Although cases of children and infants sick with COVID-19 are not showing up in the numbers seen in adults, they are affected in other ways. Amid quarantines and school closings, some parents are forced to watch their children and work from home while others deal with the frustration of providing for their families without a steady income. This leaves children in a vulnerable position and at increased risk of injury – the No. 1 killer and cause of hospitalization among youth.
Doctors working with the Injury Free Coalition for Kids of Birmingham are on the frontlines treating injuries resulting from ATV accidents to dog bites. Children’s of Alabama Emergency Department Medical Director and University of Alabama at Birmingham (UAB) Professor Kathy Monroe, M.D., and Children’s Pediatric Emergency Medicine Physician and UAB Professor Michele Nichols, M.D., are doing all they can to raise awareness and address a likely increase in childhood injuries amid the COVID-19 pandemic. Injury prevention professionals emphasize the safety and well-being of children so that they remain injury-free.

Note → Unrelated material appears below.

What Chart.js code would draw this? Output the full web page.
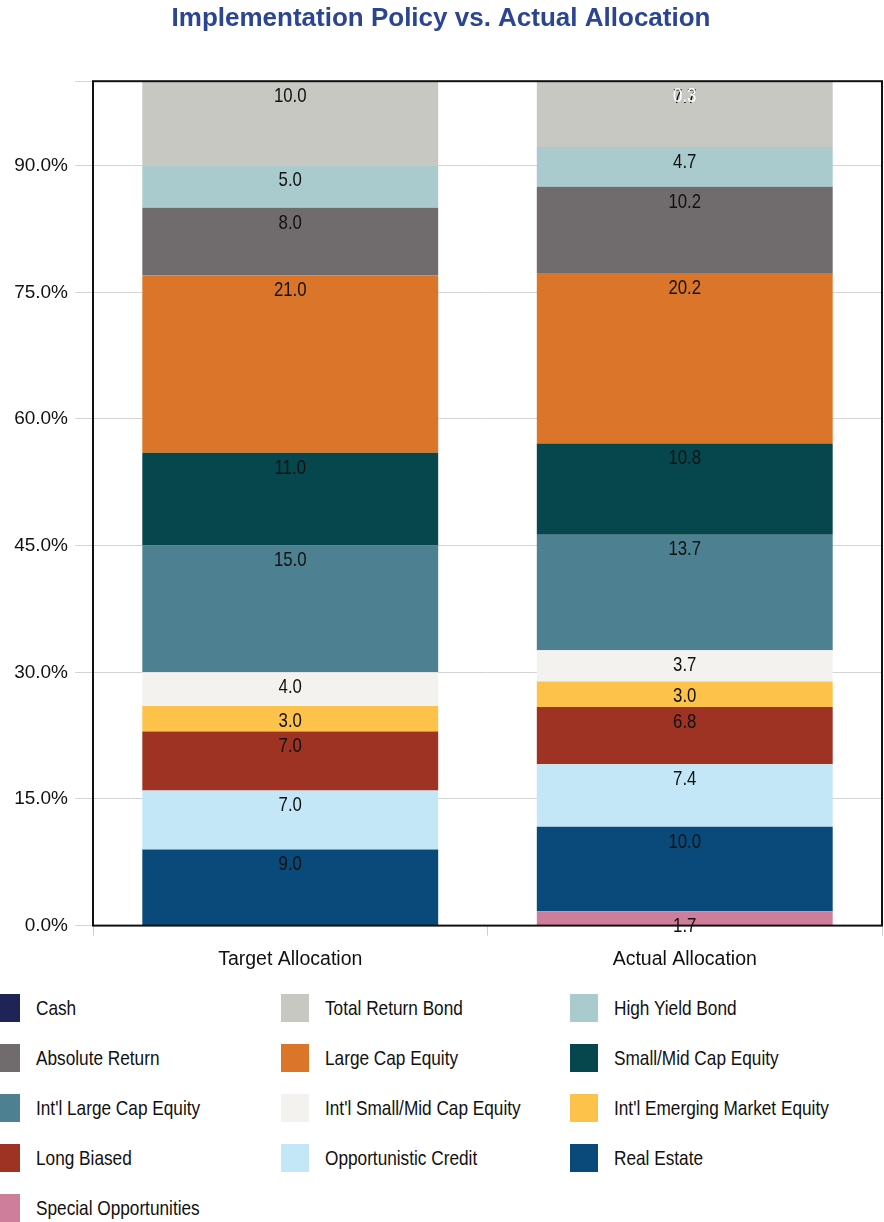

“We must remain mindful and vigilant,” said Barbara Barlow, M.D., founder and executive director of the Injury Free Coalition for Kids. “Our sites across the country are working to find ways to help families address motor vehicle safety, home safety and the need for safe play spaces during the virus outbreak.”
“The Centers for Disease Control and Prevention (CDC) is encouraging families to help children to stay active and play outdoors, go on bike rides, and walks, but obviously while practicing social distancing,” said Injury Free Board President Lois Lee, M.D. “The CDC also says it’s important to take regular indoor activity breaks to stretch and dance as well as keep children socially connected by helping them reach out to friends and family via phone, video chats, and writing letters or cards when it is not possible to visit due to stay at home orders.”
For more information about how to keep kids safe and engaged, visit childrensal.org/coronavirus and click on the “COVID-19 KidsHealth and Resources” tab.
In addition to keeping children injury-free, the CDC offers the following tips to help families stay healthy and virus-free:
• Cleaning hands often using soap and water or alcohol-based hand sanitizer
• Avoid people who are sick (coughing and sneezing)
• Clean and disinfect high-touch surfaces daily in household common areas (e.g. tables, hard-backed chairs, doorknobs, light switches, remotes, handles, desks, toilets, sinks)
• Launder items including washable plush toys as appropriate in accordance with the manufacturer’s instructions. If possible, launder items using the warmest appropriate water setting for the items and dry items completely. Dirty laundry from an ill person can be washed with other people’s items.
Cold-like symptoms such as fever, runny nose, cough, shortness of breath, vomiting and diarrhea have been associated with COVID-19 in children and are reasons for contacting primary care providers.
About Injury Free Coalition for Kids
The Injury Free Coalition for Kids is among the country’s most effective injury prevention programs. It is a national program developed with funding from the Robert Wood Johnson Foundation comprised of hospital-based, community-oriented programs whose efforts are anchored in research, education and advocacy. Currently, the Coalition includes more than 30 sites located in just as many cities, each housed in the trauma center of their participating institution. It is run under the guidance of a board comprised of Coalition members and approved by the organization, operated by a set of bylaws established by the governing board.